Y hay algo más. No es solo la pregunta por la identidad de Jesús
sino por su entidad significativa para la vida. ¿Qué densidad, qué
contenido, qué tono aporta ese conocimiento? Pues no basta con saber quién es
Jesús, es preciso saber qué significa existencialmente (Lc 6,46; Mt 7,21). Es
la primera resonancia la personal
contemplativa.
Pero la pregunta contiene una resonancia ulterior: ¿Quién decís que
soy yo a los otros? Porque a ese Jesús descubierto personalmente, hay que
descubrirlo públicamente. El Cristo conocido debe ser dado a conocer. Y eso
llevará, inevitablemente, al centro de la vida, para ser testigos de lo que
hemos visto... (I Jn 1,1), pues no se enciende una luz para ponerla bajo
de un celemín (Lc 11,33). Es la interpelación testimonial-apostólica.
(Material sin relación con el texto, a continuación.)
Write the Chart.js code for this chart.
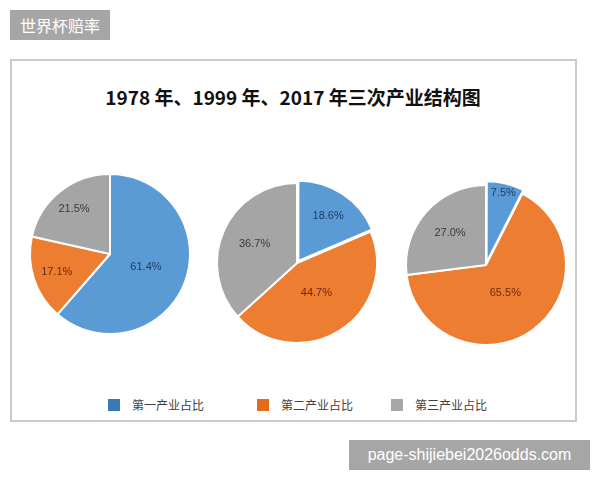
<!DOCTYPE html>
<html lang="zh">
<head>
<meta charset="UTF-8">
<title>三次产业结构图</title>
<script src="https://cdn.jsdelivr.net/npm/chart.js@4/dist/chart.umd.min.js"></script>
<style>
  * { box-sizing: border-box; margin: 0; padding: 0; }
  body { width: 600px; height: 480px; background: #fff; position: relative; overflow: hidden;
         font-family: "Noto Sans CJK SC", "Noto Sans", sans-serif; }
  .tag { position: absolute; background: #a6a6a6; color: #fff; display: flex; align-items: center; justify-content: center; }
  .tag-top { left: 10px; top: 10px; width: 100px; height: 30px; font-size: 16px; }
  .tag-bottom { left: 349px; top: 440px; width: 241px; height: 30px; font-size: 16px; font-family: "Liberation Sans", sans-serif; }
  .frame { position: absolute; left: 10px; top: 59px; width: 567px; height: 363px; border: 2px solid #cbcbcb; }
  .title { position: absolute; left: 0; top: 83px; width: 586px; text-align: center; font-size: 19px; font-weight: bold; color: #111; }
  .pie { position: absolute; }
  .legend { position: absolute; top: 396px; font-size: 12px; color: #404040; display: flex; align-items: center; }
  .legend i { display: inline-block; width: 12px; height: 12px; margin-right: 12px; }
</style>
</head>
<body>
<div class="tag tag-top">世界杯赔率</div>
<div class="frame"></div>
<div class="title">1978 年、1999 年、2017 年三次产业结构图</div>
<canvas id="pie0" class="pie" width="200" height="200" style="left:10px;top:154px"></canvas>
<canvas id="pie1" class="pie" width="200" height="200" style="left:197px;top:163px"></canvas>
<canvas id="pie2" class="pie" width="200" height="200" style="left:386px;top:165px"></canvas>
<div id="legend"></div>
<div class="tag tag-bottom">page-shijiebei2026odds.com</div>

<script>
// data (percent)
const years = ['1978', '1999', '2017'];
const categories = ['第一产业占比', '第二产业占比', '第三产业占比'];
const share1978 = [61.4, 17.1, 21.5];
const share1999 = [18.6, 44.7, 36.7];
const share2017 = [7.5, 65.5, 27.0];

const sliceColors = ['#5b9bd5', '#ed7d31', '#a5a5a5'];
const legendColors = ['#3a78b4', '#e26b1c', '#a6a6a6'];
const labelColors = ['#1f3d66', '#6e2a0c', '#3a3a3a'];

// draw "xx.x%" inside each slice, at a fraction of the radius
const sliceLabels = {
  id: 'sliceLabels',
  afterDatasetsDraw(chart, args, opts) {
    const ctx = chart.ctx;
    const meta = chart.getDatasetMeta(0);
    const values = chart.data.datasets[0].data;
    const spots = opts.spots || [];
    ctx.save();
    ctx.font = '11px "Liberation Sans", sans-serif';
    ctx.textAlign = 'center';
    ctx.textBaseline = 'middle';
    meta.data.forEach((arc, i) => {
      const { x, y, startAngle, endAngle, outerRadius } = arc.getProps(['x', 'y', 'startAngle', 'endAngle', 'outerRadius'], true);
      const mid = (startAngle + endAngle) / 2;
      const off = arc.options.offset || 0;
      const d = off + outerRadius * (spots[i] || 0.58);
      ctx.fillStyle = labelColors[i];
      ctx.fillText(values[i].toFixed(1) + '%', x + Math.cos(mid) * d, y + Math.sin(mid) * d);
    });
    ctx.restore();
  }
};

function makePie(id, values, offsets, spots) {
  return new Chart(document.getElementById(id), {
    type: 'pie',
    data: {
      labels: categories,
      datasets: [{
        data: values,
        backgroundColor: sliceColors,
        borderColor: '#ffffff',
        borderWidth: 2,
        offset: offsets,
      }],
    },
    options: {
      responsive: false,
      animation: false,
      radius: 80,
      layout: { padding: 0 },
      plugins: {
        legend: { display: false },
        tooltip: { enabled: false },
        sliceLabels: { spots },
      },
    },
    plugins: [sliceLabels],
  });
}

makePie('pie0', share1978, [0, 0, 0], [0.48, 0.7, 0.72]);
makePie('pie1', share1999, [10, 0, 0], [0.58, 0.45, 0.58]);
makePie('pie2', share2017, [10, 0, 0], [0.8, 0.42, 0.6]);

// shared legend under the three pies
const legendX = [108, 257, 391];
const legend = document.getElementById('legend');
categories.forEach((name, i) => {
  const item = document.createElement('div');
  item.className = 'legend';
  item.style.left = legendX[i] + 'px';
  item.innerHTML = `<i style="background:${legendColors[i]}"></i><span>${name}</span>`;
  legend.appendChild(item);
});
</script>
</body>
</html>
Ambas resonancias deben ser escuchadas; pues, por un lado existe la
tentación de contentarse con imágenes edulcoradas de Cristo y, por otro, la
inclinación a privatizar la fe. La fe que no deja huella en la vida es pura
evasión, y que el anuncio de Jesús, sin vivencia personal, no es
evangelización, sino mera propaganda. ¿Quién
decís que soy yo? Una pregunta que no solo define a Jesús sino a sus
discípulos.
REFLEXIÓN PERSONAL.
.- ¿Cómo es mi testimonio de Cristo? ¿Teórico o vivencial?
.- ¿Quién es Jesucristo para mí?
.- ¿Con qué pasión lo busco?
DOMINGO J. MONTERO CARRIÓN, franciscano capuchino.